3. Defensive domination in the red zone, again

In the first meeting with the Browns, Cincinnati dominated in many statistical categories. The Bengals out-gained the Browns with 451 yards of offense to just 333. They generated 27 first downs compared to 17 for the Browns and possessed the ball for nearly 35 minutes compared to 25 for Cleveland. They also won the turnover battle 2-1, and yet, they lost the game.

The main reason the Browns beat the Bengals in this game came down to what happened when Cincinnati moved into Browns territory. On the very first possession of the game, the Bengals marched down the field and into the red zone but were forced to kick a 34-yard field goal after they were stopped on third-and-3 at the 6-yard line.  

On their next trip into Browns territory, the Bengals would get down to the Browns 18-yard line before a Sheldon Richardson sack would force a 44-yard field goal. The Bengals would get a 1-yard touchdown run from Mixon on their next trip into Cleveland territory, but it would be their only touchdown on the day. 

In the second half, the Bengals would drive all the way down to the Browns 2-yard line and have first-and-goal. Another sack by Larry Ogunjobi and Bryan Cox would force the Bengals back to the 10-yard line and lead to a 28-yard field goal.  

Finally, the Browns would make another great defensive stand deep in the red zone with 7 minutes to go in the fourth quarter to really seal the victory. The Bengals would had first-and-goal at the Browns' 7-yard line but would be stopped on four straight plays and have to turn the ball over on downs. 

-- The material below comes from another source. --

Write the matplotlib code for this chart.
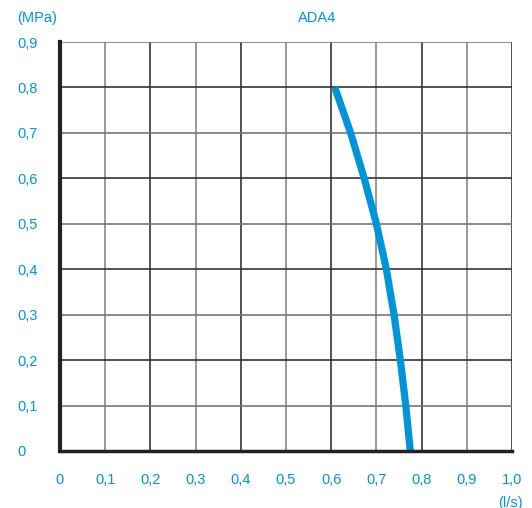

For the game, the Bengals made five trips into the Browns red zone and ended up with one touchdown, three field goals and one turnover on downs, which totaled just 16 points. The Browns, by comparison, had three red zone trips on the afternoon and converted two touchdowns and one field goal for 17 points. That is spectacular red zone defense by the Browns, and if the Bengals get down there again Sunday, they need to lock it up like they did Week 14.